SDI treats this not as a tooling problem, but as a specification problem.

The Integration Problem

Modern integration is characterized by three compounding challenges:

  • API sprawl: Systems expose endpoints that are inconsistently shaped, poorly documented, and duplicated across teams and contexts.
  • Context fragmentation: AI-driven workflows depend on access to the right data, in the right shape, at the right time — but integration layers are often too coarse or too opaque to provide this reliably.
  • Drift between intent and behavior: Integration logic is encoded in code, configuration, and institutional knowledge rather than in durable, inspectable artifacts. As systems evolve, intent diverges from behavior invisibly.

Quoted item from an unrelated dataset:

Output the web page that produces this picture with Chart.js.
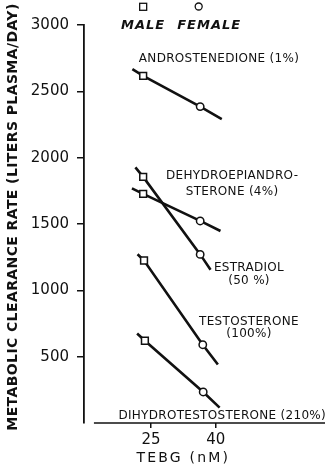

SDI addresses these challenges by making the specification the primary integration artifact — not a byproduct.

Core Principles

Specifications as the Lingua Franca
The integration specification is the single source of truth. It defines what is consumed from upstream systems, how inputs and outputs are shaped and composed, and what is re-exposed downstream. Maintaining an integration means evolving its specification. Everything else is derived.

Executable Specifications
A specification is only valuable if it is precise, complete, and unambiguous enough to produce working integrations directly. SDI rejects the idea that specifications are documentation written after the fact. When a specification cannot be executed as-is, the gap is a signal of incompleteness — not an invitation for interpretation.

Continuous Refinement
Integration consistency is not validated at a single gate. Specifications are continuously analyzed for ambiguity, internal contradiction, and gaps — ideally with AI assistance — throughout their lifecycle. This surfaces intent mismatches early, before they reach production.

Research-Driven Context
Specifications are informed by research, not intuition. Decisions about how to shape upstream consumption, how to model domain concepts, and how to expose integration surfaces should be grounded in technical context, operational constraints, and organizational requirements — gathered as part of the specification process itself.

Bidirectional Feedback
Production behavior feeds back into specification evolution. Metrics, incidents, and real-world usage patterns are inputs for refining specifications — not just signals for operational teams. The specification remains a living artifact, not a snapshot.

Branching for Exploration
A single specification can give rise to multiple integration variants, each optimized for a different target: performance, cost, consumer type, or context granularity. Exploration and experimentation happen at the specification level, not in the implementation layer.

Implementation Approaches

SDI as a methodology is tool-agnostic, but it requires concrete artifacts to be effective: a specification format expressive enough to capture integration intent, and a runtime capable of executing that specification without translation.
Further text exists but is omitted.